Conséquence logique de ce rattrapage détonant, la part de la Chine dans le PIB mondial (mesuré en parité de pouvoir d’achat) est passée de 2,3 % en 1980 à 18,7 % aujourd’hui. Celle de l’Inde de 2,9 % à 7,6 %, celle des Etats-Unis de 21,7 % à 15,5 % et celle de la France de 4,4 % à 2,1 %.
Seulement voilà, les arbres ne montent pas au ciel, quand bien même s’agirait-il de sequoias. Autrement dit, depuis une quinzaine d’années, les Chinois savent qu’une crise financière et une crise de croissance sont inévitables. Conformément à leur sens aigu de l’anticipation, ils ont ainsi confectionné deux armes déterminantes, que nous avons coutume d’appeler « airbags », à utiliser en cas de difficultés économiques et a fortiori de crise. En l’occurrence, un taux de change manipulable à l’envi et des réserves de changes pléthoriques, qui sont montées au plus haut à 4 056 milliards de dollars en juin 2014.
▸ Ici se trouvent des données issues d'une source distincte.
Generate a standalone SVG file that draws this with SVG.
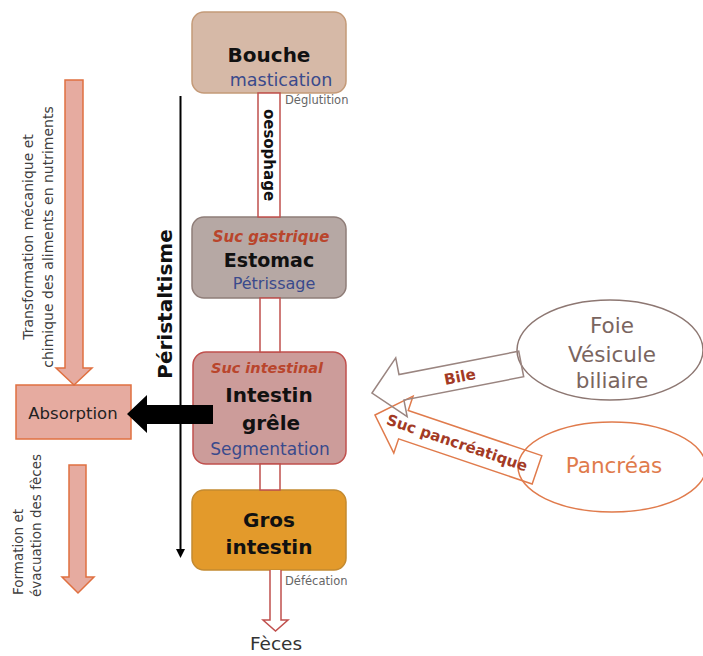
<svg xmlns="http://www.w3.org/2000/svg" width="703" height="656" viewBox="0 0 703 656">
<style>
text{font-family:"DejaVu Sans","Liberation Sans",sans-serif}
.box{stroke-width:1.5}
.title{font-weight:bold;fill:#111;text-anchor:middle}
.act{fill:#3a4a8c;text-anchor:middle}
.suc{fill:#b9452c;font-weight:bold;font-style:italic;text-anchor:middle}
.small{fill:#666;font-size:11.5px}
.tube{fill:#fff;stroke:#c0504d;stroke-width:1.5}
.pink{fill:#e6aba0;stroke:#e07040;stroke-width:1.5}
.side{fill:#404040;font-size:14px;text-anchor:middle}
</style>
<g id="bouche">
<rect class="box" x="192" y="12" width="154" height="81" rx="12" fill="#d6b9a7" stroke="#c49a78"/>
<text class="title" x="269" y="62" font-size="20">Bouche</text>
<text class="act" x="281" y="86" font-size="17.5">mastication</text>
</g>
<g id="estomac">
<rect class="box" x="192" y="217" width="154" height="81" rx="12" fill="#b6a8a4" stroke="#8f7d78"/>
<text class="suc" x="271" y="242" font-size="15">Suc gastrique</text>
<text class="title" x="269" y="267" font-size="19">Estomac</text>
<text class="act" x="274" y="289" font-size="16">Pétrissage</text>
</g>
<g id="intestin-grele">
<rect class="box" x="193" y="352" width="153" height="112" rx="13" fill="#cc9c9a" stroke="#c0504d"/>
<text class="suc" x="267" y="373" font-size="14.5">Suc intestinal</text>
<text class="title" x="269" y="402" font-size="20">Intestin</text>
<text class="title" x="271" y="430" font-size="20">grêle</text>
<text class="act" x="270" y="455" font-size="17">Segmentation</text>
</g>
<g id="gros-intestin">
<rect class="box" x="192" y="490" width="154" height="80" rx="12" fill="#e39a2b" stroke="#c48a30"/>
<text class="title" x="269" y="527" font-size="20">Gros</text>
<text class="title" x="269" y="554" font-size="20">intestin</text>
</g>
<g id="absorption">
<rect x="16" y="385" width="115" height="54" fill="#e6aba0" stroke="#e07040" stroke-width="1.5"/>
<text x="73" y="419" font-size="16.5" fill="#222" text-anchor="middle">Absorption</text>
</g>
<g id="foie">
<ellipse cx="610" cy="350" rx="93" ry="50" fill="none" stroke="#8d7772" stroke-width="1.5"/>
<text x="612" y="333" font-size="21.5" fill="#7a655f" text-anchor="middle">Foie</text>
<text x="612" y="362" font-size="21.5" fill="#7a655f" text-anchor="middle">Vésicule</text>
<text x="612" y="388" font-size="21.5" fill="#7a655f" text-anchor="middle">biliaire</text>
</g>
<g id="pancreas">
<ellipse cx="612" cy="467" rx="94" ry="45" fill="none" stroke="#e07b4c" stroke-width="1.5"/>
<text x="614" y="473" font-size="21.5" fill="#e07b4c" text-anchor="middle">Pancréas</text>
</g>
<g id="connectors">
<rect class="tube" x="258" y="93" width="22" height="124"/>
<rect class="tube" x="260" y="298" width="20" height="54"/>
<rect class="tube" x="260" y="464" width="20" height="26"/>
<path class="tube" d="M270,570 V620 H263 L275.5,631 L288,620 H281 V570"/>
<path class="pink" d="M65,80 H83 V368 H92 L74,385 L56,368 H65 Z"/>
<path class="pink" d="M69,465 H86 V577 H94 L78,593 L62,577 H69 Z"/>
<line x1="180.5" y1="96" x2="180.5" y2="550" stroke="#000" stroke-width="2"/>
<path d="M176,549 L180.5,558 L185,549 Z" fill="#000"/>
<path d="M213,405 V424 H147 V433 L127,414 L147,395 V405 Z" fill="#000"/>
<polygon points="0,0 30,-30 30,-15 171,-15 171,15 30,15 30,30" transform="translate(375,415) rotate(18.7)" fill="none" stroke="#e07b4c" stroke-width="1.5"/>
<polygon points="0,0 30,-30 30,-13 152,-13 152,13 30,13 30,30" transform="translate(372,393) rotate(-11)" fill="none" stroke="#9a8580" stroke-width="1.5"/>
<text transform="rotate(-11,460,377)" x="460" y="382" font-size="15" font-weight="bold" fill="#a33a25" text-anchor="middle">Bile</text>
<text transform="rotate(18.7,457,443)" x="457" y="448" font-size="15" font-weight="bold" fill="#a33a25" text-anchor="middle">Suc pancréatique</text>
<text transform="rotate(90,269,155)" x="269" y="160" font-size="15" font-weight="bold" fill="#111" text-anchor="middle">oesophage</text>
<text class="small" x="285" y="104">Déglutition</text>
<text class="small" x="285" y="585">Défécation</text>
<text x="276" y="650" font-size="18.5" fill="#333" text-anchor="middle">Fèces</text>
<text transform="rotate(-90,172,304)" x="172" y="304" font-size="20" font-weight="bold" fill="#111" text-anchor="middle">Péristaltisme</text>
<text class="side" transform="rotate(-90,33,237)" x="33" y="237">Transformation mécanique et</text>
<text class="side" transform="rotate(-90,53,237)" x="53" y="237">chimique des aliments en nutriments</text>
<text transform="rotate(-90,23,595)" x="23" y="595" font-size="13.5" fill="#404040">Formation et</text>
<text transform="rotate(-90,41,597)" x="41" y="597" font-size="13.5" fill="#404040">évacuation des fèces</text>
</g>
</svg>
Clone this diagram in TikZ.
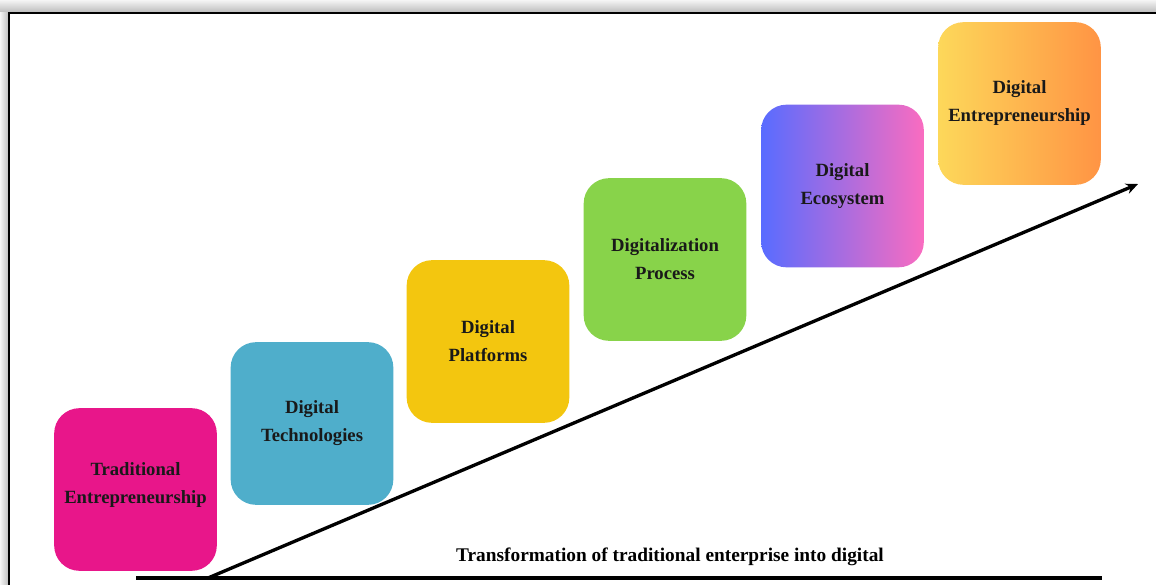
\documentclass[tikz,border=0pt]{standalone}
\usepackage{fontspec}
\setmainfont{Liberation Serif}
\usetikzlibrary{arrows.meta}
\tikzset{every picture/.style={line width=0.75pt}}
\tikzset{
  stagebox/.style={rounded corners=19pt, minimum width=122pt, minimum height=122pt,
    align=center, font=\bfseries\fontsize{14}{21}\selectfont, text=black!90},
  axisline/.style={line width=2.5pt},
}
\definecolor{tradpink}{RGB}{232,22,138}
\definecolor{techblue}{RGB}{79,174,203}
\definecolor{platyellow}{RGB}{243,198,15}
\definecolor{procgreen}{RGB}{136,211,74}
\definecolor{ecoleft}{RGB}{88,108,255}
\definecolor{ecoright}{RGB}{250,108,192}
\definecolor{entleft}{RGB}{253,216,90}
\definecolor{entright}{RGB}{255,148,68}

\begin{document}
\begin{tikzpicture}[x=0.75pt,y=0.75pt,yscale=-1,xscale=1]
\useasboundingbox (0,0) rectangle (1156,585);

%Frame shadow
\fill [top color=gray!8, bottom color=gray!55] (0,0) rectangle (1156,13);
\fill [left color=gray!8, right color=gray!55] (0,13) rectangle (9,585);
%Frame
\draw [line width=2pt] (9,585) -- (9,13) -- (1156,13);

%Stages
\node [stagebox, fill=tradpink, text depth=10pt] (trad) at (135.5,489.5) {Traditional\\Entrepreneurship};
\node [stagebox, fill=techblue] (tech) at (312,423.5) {Digital\\Technologies};
\node [stagebox, fill=platyellow] (plat) at (488,341.5) {Digital\\Platforms};
\node [stagebox, fill=procgreen] (proc) at (665,259.5) {Digitalization\\Process};
\node [stagebox, left color=ecoleft, right color=ecoright] (eco) at (842.5,186) {Digital\\Ecosystem};
\node [stagebox, left color=entleft, right color=entright] (dent) at (1019.5,103.5) {Digital\\Entrepreneurship};

%Axis
\coordinate (base0) at (136,578);
\coordinate (base1) at (1102,578);
\coordinate (arr0) at (208,578);
\coordinate (arr1) at (1138,184);
\draw [axisline] (base0) -- (base1);
\draw [axisline, -{Stealth[length=9pt,width=8pt]}] (arr0) -- (arr1);
\node [font=\bfseries\fontsize{14.5}{16}\selectfont] (caption) at (670,557) {Transformation of traditional enterprise into digital};
\end{tikzpicture}
\end{document}
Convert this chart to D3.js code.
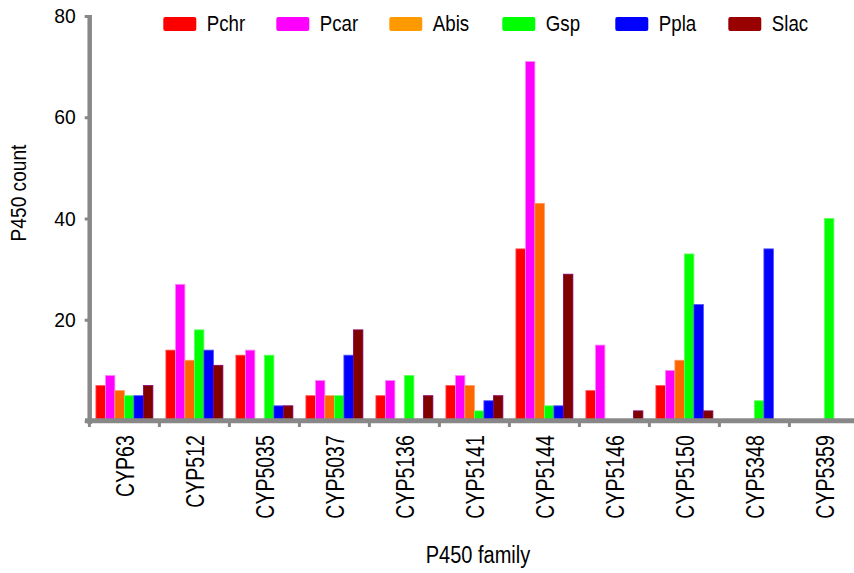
<!DOCTYPE html>
<html>
<head>
<meta charset="utf-8">
<script src="https://cdn.jsdelivr.net/npm/d3@7"></script>
<style>
  html, body { margin: 0; padding: 0; background: #fff; }
  svg { display: block; }
  text { font-family: "Liberation Sans", Arial, sans-serif; fill: #000; }
</style>
</head>
<body>
<script>
const categories = ["CYP63","CYP512","CYP5035","CYP5037","CYP5136","CYP5141","CYP5144","CYP5146","CYP5150","CYP5348","CYP5359"];
const seriesNames = ["Pchr","Pcar","Abis","Gsp","Ppla","Slac"];
const Pchr = [7,14,13,5,5,7,34,6,7,0,0];
const Pcar = [9,27,14,8,8,9,71,15,10,0,0];
const Abis = [6,12,0,5,0,7,43,0,12,0,0];
const Gsp  = [5,18,13,5,9,2,3,0,33,4,40];
const Ppla = [5,14,3,13,0,4,3,0,23,34,0];
const Slac = [7,11,3,18,5,5,29,2,2,0,0];
const yTicks = [0,20,40,60,80];
const yTickLabels = ["","20","40","60","80"];
const barColors    = ["#ff0000","#ff00ff","#ff6600","#00ff00","#0000ff","#800000"];
const barStrokes   = ["#ff5050","#ff88ff","#ff9a60","#60ff60","#5050ff","#880070"];
const legendColors = ["#ff0000","#ff00ff","#ff9900","#00ff00","#0000ff","#990000"];
const yTitle = "P450 count";
const xTitle = "P450 family";

const values = [Pchr, Pcar, Abis, Gsp, Ppla, Slac];

const W = 854, H = 573;
const svg = d3.select("body").append("svg").attr("width", W).attr("height", H);
svg.append("rect").attr("width", W).attr("height", H).attr("fill", "#fff");

const x0 = d3.scaleBand().domain(categories).range([89.4, 89.4 + 70 * categories.length]).padding(0);
const bw = x0.bandwidth();
const x1 = d3.scaleBand().domain(seriesNames).range([bw * 0.093, bw * 0.907]).padding(0);
const y = d3.scaleLinear().domain([0, 80]).range([421, 16]);

const grey = "#888888";

// bars
const groups = svg.append("g").selectAll("g").data(categories).join("g")
  .attr("transform", d => `translate(${x0(d)},0)`);
groups.selectAll("rect")
  .data((c, i) => seriesNames.map((s, k) => ({ s, k, v: values[k][i] })).filter(d => d.v > 0))
  .join("rect")
  .attr("x", d => x1(d.s))
  .attr("width", x1.bandwidth())
  .attr("y", d => y(d.v))
  .attr("height", d => y(0) - y(d.v))
  .attr("fill", d => barColors[d.k])
  .attr("stroke", d => barStrokes[d.k])
  .attr("stroke-width", 0.8);

// y axis
const yAxis = svg.append("g").attr("transform", "translate(89.7,0)")
  .call(d3.axisLeft(y).tickValues(yTicks).tickFormat((d, i) => yTickLabels[i]).tickSize(5).tickPadding(0));
yAxis.select(".domain").remove();
yAxis.selectAll(".tick line").attr("stroke", grey).attr("stroke-width", 3);
yAxis.selectAll(".tick text").attr("font-size", 21)
  .attr("x", null).attr("dy", null)
  .attr("transform", "translate(-14,6.5) scale(0.92,1)");
svg.append("line").attr("x1", 89.7).attr("x2", 89.7).attr("y1", 15).attr("y2", 424)
  .attr("stroke", grey).attr("stroke-width", 4.5);

// x axis
const xAxis = svg.append("g").attr("transform", "translate(0,420.7)")
  .call(d3.axisBottom(x0).tickSize(0).tickPadding(0));
xAxis.select(".domain").remove();
xAxis.selectAll(".tick text")
  .attr("font-size", 25)
  .attr("text-anchor", "end")
  .attr("transform", "translate(9.5,14.5) rotate(-90) scale(0.78,1)")
  .attr("dy", 0).attr("y", 0).attr("x", 0);
svg.append("g").selectAll("line").data(categories).join("line")
  .attr("x1", d => x0(d)).attr("x2", d => x0(d))
  .attr("y1", 421).attr("y2", 427)
  .attr("stroke", grey).attr("stroke-width", 3);
svg.append("line").attr("x1", 85).attr("x2", W).attr("y1", 420.7).attr("y2", 420.7)
  .attr("stroke", grey).attr("stroke-width", 5);

// titles
svg.append("text").attr("transform", "translate(26,193) rotate(-90) scale(0.87,1)")
  .attr("text-anchor", "middle").attr("font-size", 22).text(yTitle);
svg.append("text").attr("transform", "translate(478,563) scale(0.87,1)")
  .attr("text-anchor", "middle").attr("font-size", 23).text(xTitle);

// legend
const leg = svg.append("g").selectAll("g").data(seriesNames).join("g")
  .attr("transform", (d, i) => `translate(${163.3 + 113 * i},17)`);
leg.append("rect").attr("width", 33).attr("height", 14).attr("rx", 2)
  .attr("fill", (d, i) => legendColors[i]);
leg.append("text").attr("transform", "translate(43.5,13.5) scale(0.85,1)")
  .attr("font-size", 22).text(d => d);
</script>
</body>
</html>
Lors de la crise de 2015, les autorités chinoises ont ainsi puisé plus de 1 000 milliards de dollars dans leurs réserves de changes pour stopper l’hémorragie, ce qui a permis à la croissance de l’Empire du milieu de repartir sans difficulté. Si bien que, depuis le début 2017, les réserves de changes chinoises sont reparties à la hausse, atteignant actuellement 3 143 milliards de dollars.
De plus, si en 2017, les Chinois ont laissé le yuan se réapprécier, ils ne manqueront pas de réactiver l’arme du taux de change, en dévaluant le yuan en cas de nouvelle crise.
Et oui, les Chinois de 2018 ne sont pas les Japonais de la fin des années 1980, qui avaient accepté d’apprécier fortement le yen, pour faire plaisir aux Américains et aux Européens, pensant au passage faire du Japon la première puissance mondiale. Ainsi, le yen passait de 200 yens pour 1 dollar à 80 yens en quelques trimestres. Mais cette décision fut en fait l’erreur stratégique de trop et constitua le point de départ d’une descente aux enfers que les plus grands « Bears » de l’époque n’auraient pu imaginer. Et pour cause : qu’elles soient immobilières, boursières ou bancaires, toutes les bulles qui s’étaient formées dans l’Archipel éclatèrent les unes après les autres, plongeant le Japon dans une crise et une déflation de plus de vingt ans, qui ne sont d’ailleurs toujours pas complétement terminées aujourd’hui.
Bien loin de ce « péché d’orgueil » doublé d’un manque de discernement dramatique, les dirigeants chinois restent maîtres de leur devise et empêcheront toute appréciation excessive du yuan.
En conclusion, lors de la prochaine et imminente crise mondiale, la Chine renforcera encore sa puissance économique et financière vis-à-vis des Etats-Unis, de la zone euro et du reste du monde.